The poem is typical of Stevens in that it represents his belief that reality is forever dependent upon each individual's perspective and that each human being must piece together the fragments of his or her perceptions with the creative processes of the mind (one's imagination) to reach an understanding of reality. Examples of lines from this poem include the following: "Among twenty snowy mountains, / The only moving thing / Was the eye of the blackbird" and "A man and a woman / Are one. / A man and a woman and a blackbird / Are one" and "The river is moving. / The blackbird must be flying."
10. Can you figure out the title of this Victorian Age poem from the initials and digit given? 2 I T C (Spell out ALL of the words, including the word for the number. Do NOT submit digits.)

Answer: Two in the Campagna

"Two in the Campagna" was written by Robert Browning. It was first published in Browning's poetry compilation "Men and Women" in 1855. Robert Browning and his equally famous wife Elizabeth Barrett lived happily in love in Italy from 1846 until her death in 1861.

It is there that Browning would become familiar with the campagna, an area outside of Rome that had once been known for its great agricultural productivity during the time of empire. The speaker of the poem and his lover sit in the campagna, and he expresses to her the unlimited extreme of his passion for her and his desire to be one with her.

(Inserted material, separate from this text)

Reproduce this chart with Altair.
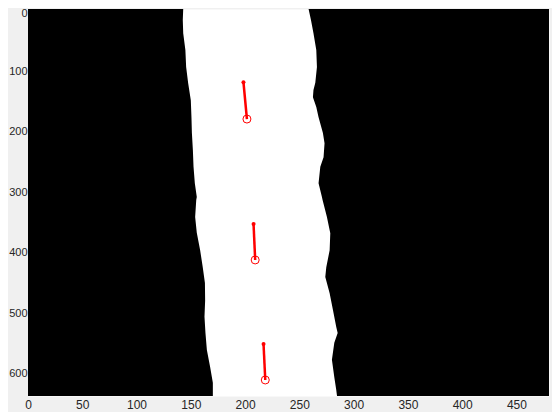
import altair as alt
import pandas as pd

# tick labels
x_ticks = [0, 50, 100, 150, 200, 250, 300, 350, 400, 450]
y_ticks = [0, 100, 200, 300, 400, 500, 600]

# left border of the white band (row, column)
left_y = [-3, 15, 37, 65, 93, 119, 148, 176, 202, 230, 258, 285, 308,
          313, 341, 367, 396, 424, 450, 479, 506, 533, 561, 589, 615, 637]
left_x = [143, 142.6, 143, 145, 145.7, 147.5, 150, 150.6, 151, 151.9, 152.5,
          153.7, 155.5, 155, 154, 155.5, 158.6, 161, 163, 163.2, 162.6,
          163.5, 164.8, 167.8, 170.3, 170.3]

# right border of the white band
right_y = [-3, 15, 37, 65, 93, 119, 131, 143, 159, 176, 202, 219, 242, 258,
           285, 308, 313, 341, 368, 396, 424, 440, 467, 495, 523, 533, 549,
           577, 606, 627, 637]
right_x = [258.5, 260.7, 263, 265.6, 266.2, 264.7, 263, 262.5, 265.6, 267.7,
           271.7, 273.2, 272.3, 269.3, 267.7, 270.8, 271.4, 275.4, 278.5,
           277.9, 274.8, 273.9, 277.9, 281, 284, 285.3, 282.2, 280, 282.2,
           284, 284.7]

# red segments: start dot -> end circle
start_x = [198.5, 207.8, 217]
start_y = [118, 352.5, 551]
end_x = [201.7, 209.3, 218.6]
end_y = [179, 412, 610.5]

left = pd.DataFrame({"y": left_y, "edge": left_x, "wall": 0})
right = pd.DataFrame({"y": right_y, "edge": right_x, "wall": 480})
segs = pd.DataFrame({
    "seg": [1, 1, 2, 2, 3, 3],
    "x": [v for pair in zip(start_x, end_x) for v in pair],
    "y": [v for pair in zip(start_y, end_y) for v in pair],
})
starts = pd.DataFrame({"x": start_x, "y": start_y})
ends = pd.DataFrame({"x": end_x, "y": end_y})

font = "Liberation Sans"
xs = alt.Scale(domain=[0, 480], nice=False, zero=False)
ys = alt.Scale(domain=[-3, 637], nice=False, zero=False, reverse=True)
x_axis = alt.Axis(values=x_ticks, title=None, grid=False, domain=False, ticks=False,
                  labelFontSize=12, labelPadding=3, labelFlush=False,
                  labelOverlap=False, labelFont=font, labelColor="#262626")
# the "0" at the very top is nudged down so it stays inside the page
y_axis = alt.Axis(values=y_ticks, title=None, grid=False, domain=False, ticks=False,
                  labelFontSize=11, labelPadding=1, labelOverlap=False,
                  labelOffset={"condition": {"test": "datum.value == 0", "value": 3},
                               "value": 0},
                  labelFont=font, labelColor="#262626")


def xy(xfield, yfield):
    return dict(x=alt.X(xfield, scale=xs, axis=x_axis),
                y=alt.Y(yfield, scale=ys, axis=y_axis))


left_wall = alt.Chart(left).mark_area(orient="horizontal", color="black", clip=True).encode(
    x2="edge:Q", **xy("wall:Q", "y:Q"))
right_wall = alt.Chart(right).mark_area(orient="horizontal", color="black", clip=True).encode(
    x2="edge:Q", **xy("wall:Q", "y:Q"))

lines = alt.Chart(segs).mark_line(color="#ff0000", strokeWidth=2.5).encode(
    detail="seg:N", **xy("x:Q", "y:Q"))
dots = alt.Chart(starts).mark_circle(color="#ff0000", size=16, opacity=1).encode(
    **xy("x:Q", "y:Q"))
rings = alt.Chart(ends).mark_point(shape="circle", filled=False, color="#ff0000",
                                   size=64, strokeWidth=1, opacity=1).encode(
    **xy("x:Q", "y:Q"))

chart = alt.layer(left_wall, right_wall, lines, dots, rings).properties(
    width=521,
    height=387,
    autosize="none",
    padding={"left": 20, "top": 1, "right": 3, "bottom": 16},
).configure(
    background="#f0f0f0"
).configure_view(
    fill="white",
    stroke="transparent"
)

chart.save("out.html", embed_options={"renderer": "svg", "actions": False})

However, he recognizes that in reality this desire is impossible to fulfill because, although his love for her is eternal and without limitations, his heart and body are limited and cannot truly join with her. Ultimately, the poem moves beyond being merely a love poem to one poignantly observing that our souls and their ability to transcend to a greater experience or existence are trapped within the limitations of this world.